Knowledge-based systems (KBS) consist of centralized repositories that contain information associated with a particular subject, such as a medical diagnosis, financial analysis or business production forecast. Knowledge-based systems employ artificial intelligence methodologies to solve problems and support human action, learning and decision making. A KBS serves as a storehouse for the dissemination of information or has the capacity to do so. A knowledge management system gathers, organizes and retrieves information. Key components of a KBS include a knowledge database, knowledge representation, search mechanisms and inference mechanisms.
- 1 Decide if you will build your own delivery system from scratch or purchase an Expert Shell.
Build a proprietary knowledge base system if you have programmers with expertise in a conventional programming language, such as Java, C++ or Pascal, or an artificial programming language like Prolog or LISP. Bring in an outside vendor or consultants to construct the database.
Purchase an Expert Shell if that seems to be your best option. The Expert Shell consists of a software application that has the necessary functions for organizing and delivering knowledge. This software includes the procedures for processing queries and providing responses.
- 2 Recruit a knowledge engineer to interview subject matter experts and develop rules.
- 3 Employ domain experts who are highly knowledgeable about the subject matter. For example, have a biologist populate an ontology knowledge base by posing questions and recording the answers.
Knowledge Representation and Search Mechanisms
- 4 Make the structure flexible and general compared with conventional databases. Examine data structures for storing the knowledge.
- 5 Decide how to use the methods of data representation: trees, semantic networks, frames or production rules.
Trees organize data in a hierarchical manner from the top down. Semantic networks recognize, process and forward knowledge requests to other links based on the search term. Frames name events and the characteristics or “slots” that describe the phenomenon. Production rules have two components: situation on the left and action on the right. If the situation is true, perform the action.
- 6 Determine how to access the data. The heuristic search technique employs specific rules for large knowledge bases. This method finds the best answer in the shortest amount of time.
Each knowledge representation has a specific search technique. For example, the rules associated with searching trees determines the branch taken at each fork. Production rules seek circumstances that match the left side of the rule.

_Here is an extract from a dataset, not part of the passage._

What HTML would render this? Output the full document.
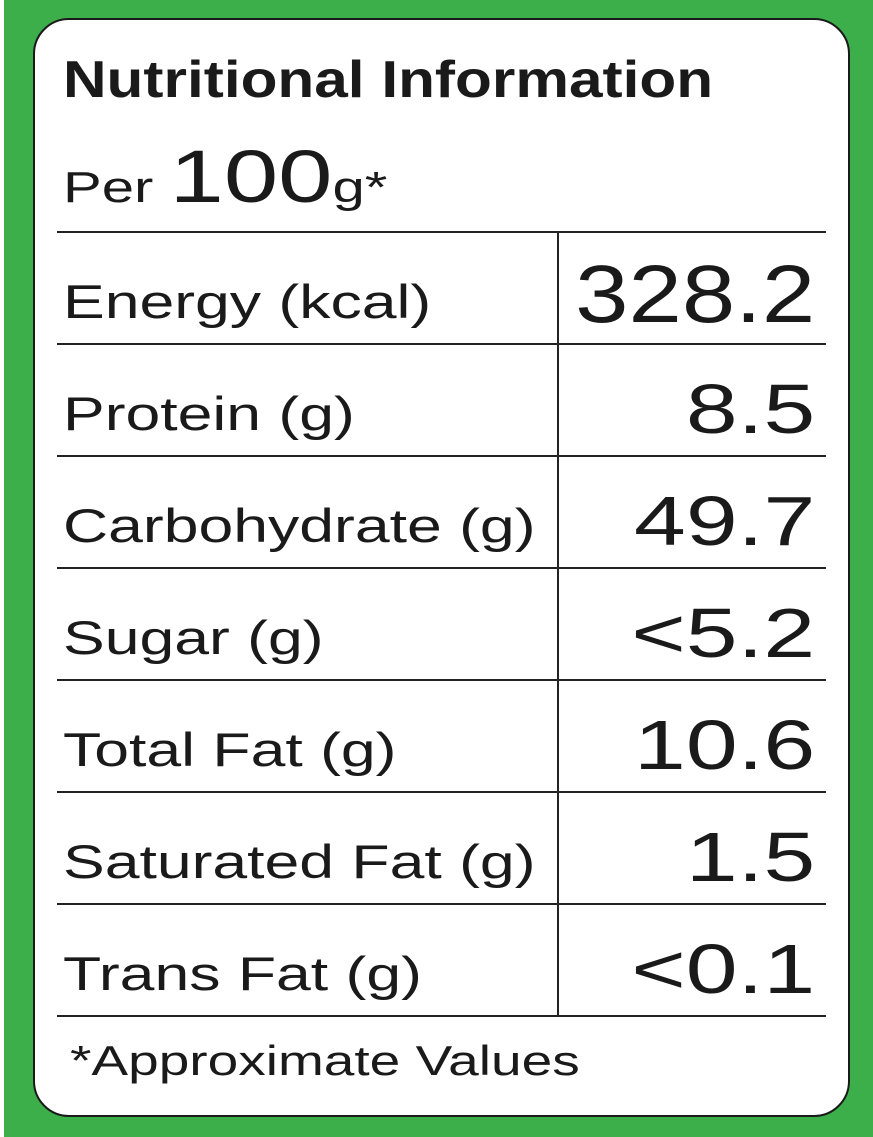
<!DOCTYPE html>
<html><head><meta charset="utf-8"><style>
body{margin:0;width:873px;height:1137px;background:#fff;position:relative;overflow:hidden;font-family:"Liberation Sans",sans-serif;color:#1a1a1a}
#bg{position:absolute;left:4px;top:0;width:869px;height:1137px;background:#3cae4a}
#card{position:absolute;left:33px;top:18px;width:813px;height:1095px;background:#fff;border:2px solid #1a1a1a;border-radius:36px}
.t{position:absolute;white-space:nowrap;transform-origin:left center}
.h{position:absolute;left:57px;width:769px;height:2px;background:#222}
.v{position:absolute;left:557px;top:232px;width:2px;height:784px;background:#222}
.lab{position:absolute;left:63px;font-size:47px;line-height:1;white-space:nowrap;transform:scaleX(1.33);transform-origin:left center}
.val{position:absolute;right:58px;font-size:72px;line-height:1;text-align:right;white-space:nowrap;transform-origin:right center}
</style></head><body>
<div id="bg"></div>
<div id="card"></div>
<div class="t" style="left:63px;top:54px;font-size:52px;font-weight:bold;line-height:1;transform:scaleX(1.16)">Nutritional Information</div>
<div class="t" style="left:63px;top:140px;line-height:1;transform:scaleX(1.32)"><span style="font-size:44px">Per </span><span style="font-size:74px">100</span><span style="font-size:44px">g*</span></div>
<div class="v"></div>
<div id="rows"></div>
<div class="t" style="left:70px;top:1040px;font-size:42px;line-height:1;transform:scaleX(1.31)">*Approximate Values</div>
<script>
const labels=["Energy (kcal)","Protein (g)","Carbohydrate (g)","Sugar (g)","Total Fat (g)","Saturated Fat (g)","Trans Fat (g)"];
const values=["328.2","8.5","49.7","<5.2","10.6","1.5","<0.1"];
const rows=document.getElementById('rows');
const top0=232,rh=112;
for(let i=0;i<=labels.length;i++){
  const l=document.createElement('div');l.className='h';l.style.top=(top0+i*rh-1)+'px';
  
  
  rows.appendChild(l);
}
labels.forEach((t,i)=>{
  const a=document.createElement('div');a.className='lab';a.textContent=t;a.style.top=(top0+i*rh+46)+'px';
  
  
  rows.appendChild(a);
  const b=document.createElement('div');b.className='val';b.textContent=values[i];
  const big=i===0;b.style.fontSize=(big?82:70)+'px';b.style.top=(top0+i*rh+(big?22:30))+'px';
  b.style.transform='scaleX('+(big?1.17:1.33)+')';
  
  
  rows.appendChild(b);
});
</script>
</body></html>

- 7 Inference refers to the system’s capacity to create new knowledge and continually expand the system.
The KBS receives input from the user about the problem that needs solving. The inference tool draws upon knowledge in the knowledge base or makes inferences. It draws a conclusion and gives the user advice, or the system may request additional information.
Select inference tools that will allow for building a large KBS, such as forward chaining and back chaining.
Forward chaining looks at the available information and uses inference rules to get more information until it reaches its objective. Backward chaining uses the data to determine if a certain fact is true.
- 8 Use a combination of deductive and inductive inference tools.
Deductive inference uses information from facts, such as production rules contained in the KBS to create new knowledge. Inductive inference develops new generalizations or rules compatible with information in the KBS.
- 9 Use case-based reasoning for queries that have little or incomplete information. This method uses past cases contained within the KBS and certain attributes to search for similar characteristics.